As a test of this, I made my personal kitchen doors with the MDF panels glued in. I floated the drawers’ panels, glueing up both doors and drawers without prefinishing anything. In the winter, the drawers have a tiny reveal of raw MDF. The doors do not. The doors do, however, isolate all their movement to the reveal side of the rails and stiles. Thus in the winter my 3/32” reveals are a solid 1/8”.
All this to say — everyone has made valid points. But thinking through the science should tell us when and why it’s okay to glue a stable panel. Also, I have gotten way far afield of building interior doors and for that I apologize. To the original questioner — don’t glue the intermediate rail to any panel, its movement will have nowhere to go. The top and bottom rail and the stiles are up to you. If you don’t glue, use space balls or similar to keep from wintertime rattling.

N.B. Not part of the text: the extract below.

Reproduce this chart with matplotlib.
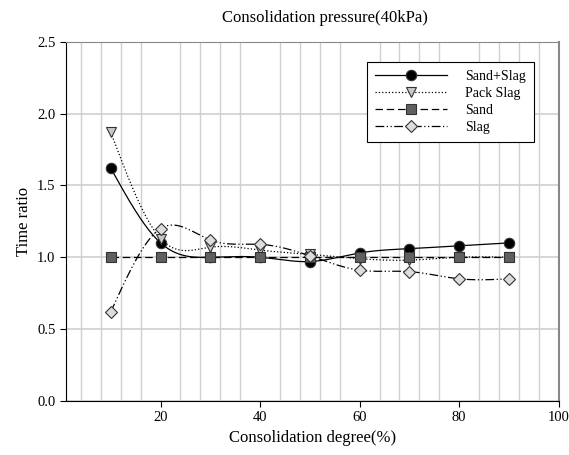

Yes, agreed, don't glue, but if you must for some reason, don't glue into a monolith, let the rails (and the ply, and yes, plywood moves, check the APA site, they even say it does) expand and contract up and down. Speaking of space balls, where were they 30 years ago? :-) We used to shoot a short 18 gauge brad (I don't think they made 23 ga pinners back then) through the back of the frame top and bottom at the center into the panel to keep the panels centered in the frame.
"Speaking of space balls, where were they 30 years ago? :-) We used to shoot a short 18 gauge brad (I don't think they made 23 ga pinners back then) through the back of the frame top and bottom at the center into the panel to keep the panels centered in the frame."

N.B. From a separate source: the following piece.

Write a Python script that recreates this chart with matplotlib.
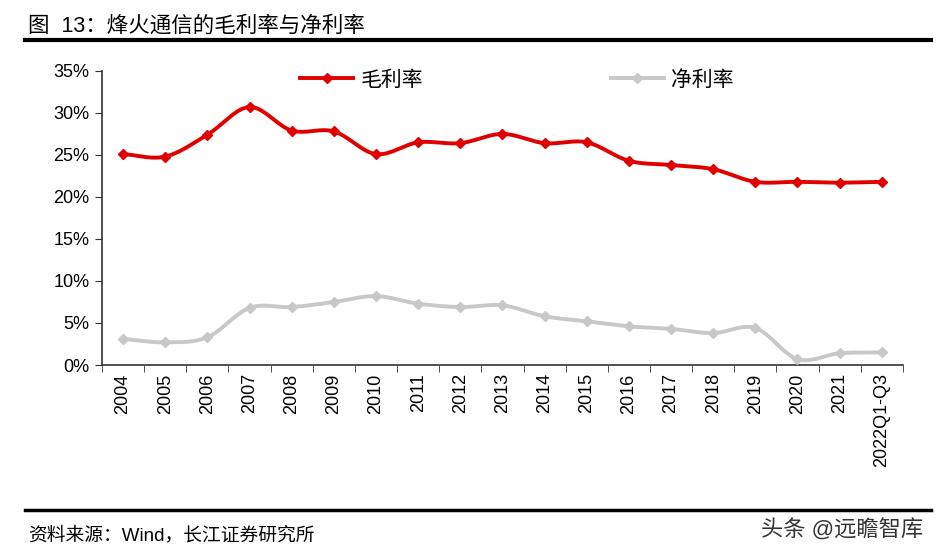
import numpy as np
import matplotlib
matplotlib.use("Agg")
import matplotlib.pyplot as plt
from matplotlib.lines import Line2D

plt.rcParams['font.family'] = ['Liberation Sans', 'Noto Sans CJK SC', 'DejaVu Sans']

years = ["2004", "2005", "2006", "2007", "2008", "2009", "2010", "2011", "2012",
         "2013", "2014", "2015", "2016", "2017", "2018", "2019", "2020", "2021",
         "2022Q1-Q3"]
gross_margin = [25.1, 24.8, 27.4, 30.7, 27.9, 27.8, 25.1, 26.5, 26.4, 27.5,
                26.4, 26.5, 24.3, 23.8, 23.3, 21.8, 21.8, 21.7, 21.8]
net_margin = [3.1, 2.7, 3.3, 6.8, 6.9, 7.5, 8.2, 7.3, 6.9, 7.1,
              5.8, 5.2, 4.6, 4.3, 3.8, 4.4, 0.7, 1.4, 1.5]

RED = "#e00000"
GREY = "#c8c8c8"


def smooth(x, y, n=20):
    # catmull-rom, close to excel's smoothed line
    x = np.asarray(x, float)
    y = np.asarray(y, float)
    px = np.concatenate([[2 * x[0] - x[1]], x, [2 * x[-1] - x[-2]]])
    py = np.concatenate([[2 * y[0] - y[1]], y, [2 * y[-1] - y[-2]]])
    xs, ys = [], []
    t = np.linspace(0, 1, n, endpoint=False)
    for i in range(1, len(px) - 2):
        for p, out in ((px, xs), (py, ys)):
            p0, p1, p2, p3 = p[i - 1], p[i], p[i + 1], p[i + 2]
            out.append(0.5 * ((2 * p1) + (-p0 + p2) * t
                              + (2 * p0 - 5 * p1 + 4 * p2 - p3) * t ** 2
                              + (-p0 + 3 * p1 - 3 * p2 + p3) * t ** 3))
    xs.append([x[-1]])
    ys.append([y[-1]])
    return np.concatenate(xs), np.concatenate(ys)


fig = plt.figure(figsize=(9.4, 5.56), dpi=100)
ax = fig.add_axes([0.1085, 0.3435, 0.852, 0.529])

x = np.arange(len(years))
for vals, col in ((gross_margin, RED), (net_margin, GREY)):
    sx, sy = smooth(x, vals)
    ax.plot(sx, sy, color=col, lw=2.8, solid_capstyle="round", zorder=3)
    ax.plot(x, vals, ls="none", marker="D", ms=5, color=col, zorder=4)

ax.set_xlim(-0.5, len(years) - 0.5)
ax.set_ylim(0, 35)
ax.set_yticks(np.arange(0, 36, 5))
ax.set_yticklabels([f"{v}%" for v in range(0, 36, 5)], fontsize=13)
ax.set_xticks(x)
ax.set_xticklabels(years, rotation=90, fontsize=13)
ax.set_xticks(np.arange(-0.5, len(years), 1), minor=True)
ax.tick_params(axis="x", which="major", length=0, pad=6)
ax.tick_params(axis="x", which="minor", length=5, direction="out", color="#333333")
ax.tick_params(axis="y", length=5, direction="out", color="#333333", pad=4)

for s in ("top", "right"):
    ax.spines[s].set_visible(False)
for s in ("left", "bottom"):
    ax.spines[s].set_color("#333333")
    ax.spines[s].set_linewidth(1.2)

handles = [Line2D([], [], color=RED, lw=2.8, marker="D", ms=5),
           Line2D([], [], color=GREY, lw=2.8, marker="D", ms=5)]
ax.legend(handles, ["毛利率", "净利率"], loc="center", bbox_to_anchor=(0.518, 0.97),
          ncol=2, frameon=False, fontsize=15, handlelength=2.55,
          columnspacing=9.0, handletextpad=0.35)

fig.text(0.03, 0.953, "图  13：烽火通信的毛利率与净利率", fontsize=15.5, va="center")
fig.add_artist(Line2D([0.027, 0.99], [0.928, 0.928], color="black", lw=3))
fig.add_artist(Line2D([0.027, 0.99], [0.082, 0.082], color="black", lw=2.5))
fig.text(0.03, 0.038, "资料来源：Wind，长江证券研究所", fontsize=13.5, va="center")
fig.text(0.982, 0.045, "头条 @远瞻智库", fontsize=16, va="center", ha="right",
         color="#333333")

fig.savefig("out.png", dpi=100)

Well said. That has been my experience and procedure as well. Another consideration, a frame; properly milled straight, flat and square will want to stay that way. If the entire assembly is glued up as a "monolith" it will, like a lamination be iron bound when the glue sets, so if something is a bit out while resting in the clamps, it will not be corrected.
Sitting at my mid-century teak dining table I canot help but contemplate the mitered solid wood frame surrounding the 36 X 60 teak veneered plywood top. Similar to the coffee tables in the next room, a large plywood panel with a teak moulding sanded flush with the veneer and jointed at all four corners, some of those pieces have 60 years , not a single open miter or sign of wood movement between the plywood and solid wood. Down in the Mans cave, 18 mahogany doors/drawer fronts with a 1/4 inch plywood panel glued in a solid mahogany frame, again, no cracks, no wood movement whatsoever. Dont glue the panel, it won't move , glue the panel, it won't move.